Sustainable Live Ecosystems for Long Term Environmental Research Projects - Students build, maintain, and troubleshoot an ecosystem throughout the year. This bottled ecosystem serves as a live simulation for the topics of sustainability, agriculture, soil science, water science, food chains, and biogeochemical cycles.  The goal is to produce a self-sustaining ecosystem complete with an aquatic chamber, terrestrial chamber, and filter chamber. Fish and other aquatic organisms including; aquatic snails, elodia, guppies, and algae are maintained in the classroom in order to be used in lab activities year after year. $1,050 - VHHS - Science - Alyssa Clarke 

The Missing Element: Using Academic Games in Chemistry and Biology - Academic games create new experiences to provide students in Chemistry and Biology insight into how theoretical processes work and help to build a foundation for the class. The games also provide a scaffold students can follow to improve scientific modeling skills used in current and future science classes. Therefore, using a series of academic games boosts engagement and builds strong connections to the content. $2,400 - VHHS - Science - Brandon Watters representing Biology and Chemistry teachers

We’ve got the Need - the Need to Freeze! - While cell cultures are sold in specific quantities and are cryogenically frozen, without the proper storage the cells will only remain viable for a short period of time.  This grant provided a liquid nitrogen canister freezer so students can access parts of the cell culture as needed and preserve the rest for another experiment.
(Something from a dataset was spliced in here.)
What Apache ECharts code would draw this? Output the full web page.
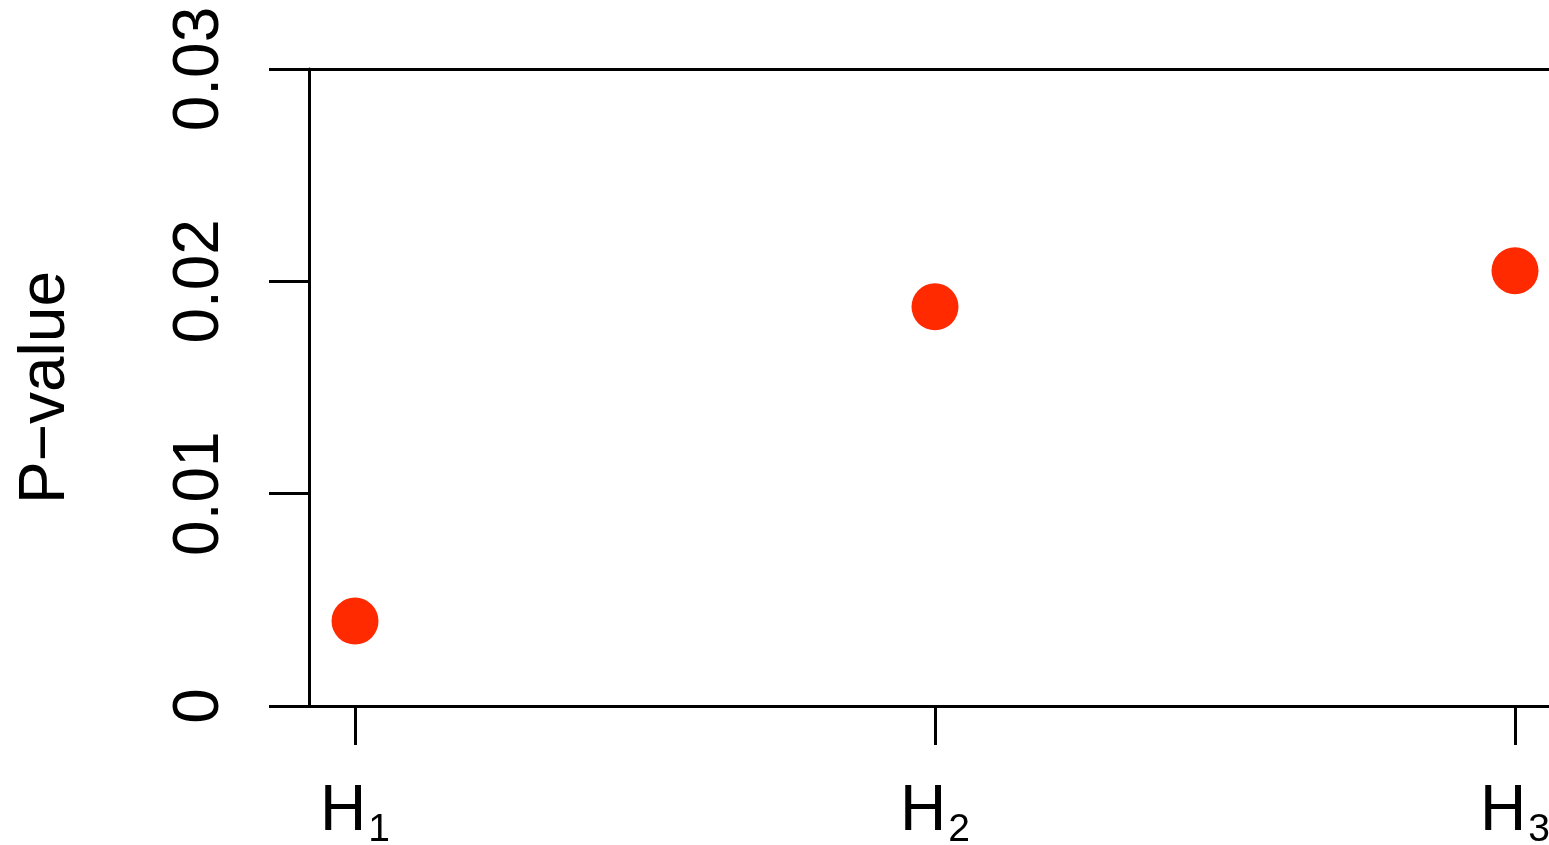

The liquid nitrogen canister freezer is an essential part of a proper laboratory and needed for a wide range of experiments performed by our students. $2,500 - VHHS - Science - Amy Elliott

Total Grants Funded for 2021-2022 - $28,033.00

 

Founded in 2007, the Foundation for Learning was established to enhance and enrich the instructional program in District 128 by obtaining resources through community partnerships.